Apart perhaps from your lap top and mobile phone, your best mechanical friend at Oxford is a bike. For Boaties I suggest, sine qua non. That the trip from College (indeed anywhere in town) to the Boat House is downhill is surely one of those acts of Divine Providence which would have convinced the mediaeval philosopher that there was indeed a God. You poke your nose out of the door on a dank February morning and just point the bike, no need even to pedal. Then the return journey uphill with the prospect of breakfast in front of you could be vertical and still offer no hardship.
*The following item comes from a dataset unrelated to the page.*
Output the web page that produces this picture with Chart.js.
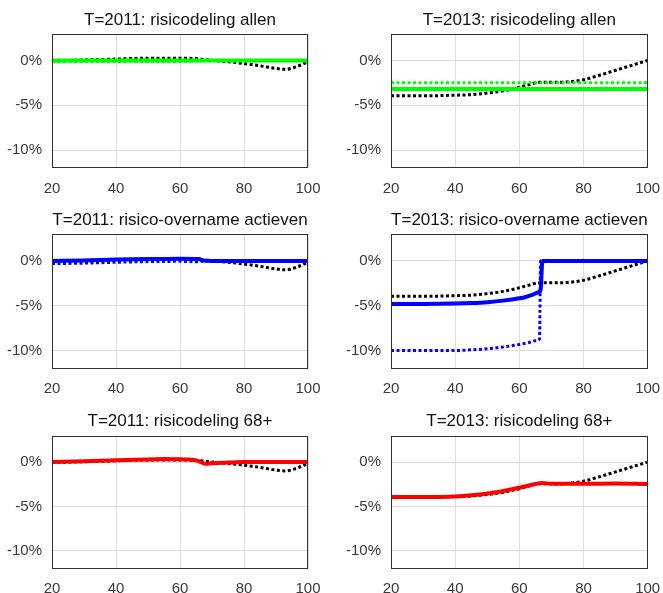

But seriously, Divine Providence goes even further and provides Grandparents who want to buy you a Christmas gift. ASK FOR A BIKE. I’m not suggesting one of those thousand pound jobs with frames weighing just a couple of ounces and saddles so narrow you realise why thongs went out of fashion. Unless you take those to bed with you and chain them to the laboratory bench next to you, they will be stolen. Get a solid no nonsense machine from Cycle King up the Cowley Rd for under a hundred quid or even better a second hand machine for 30 from a Police sale or the classified ads in the Oxford Times. You’ll need a good lock (combination is best, you can lose a key but not a number) and lights and fittings as the coppers have occasional blitzes. Besides they help prevent you falling in the river or smashing into irascible commuters on the towpath. Then make it not worth a thief’s while by splashing pink paint on it and getting it etched with your post code at the Police Station. The only snag with a grotty bike is that you have to make sure its worth riding so occasional expenditure on cranks, tyres, wheels, brakes etc are a depressing but necessary evil.
In the winter a bike prevents suicide, in the summer it simply expands your horizons. Oh wow, the country pubs you can visit and as yet, the Boys in Blue have not yet charged anyone for being drunk in charge of a bicycle.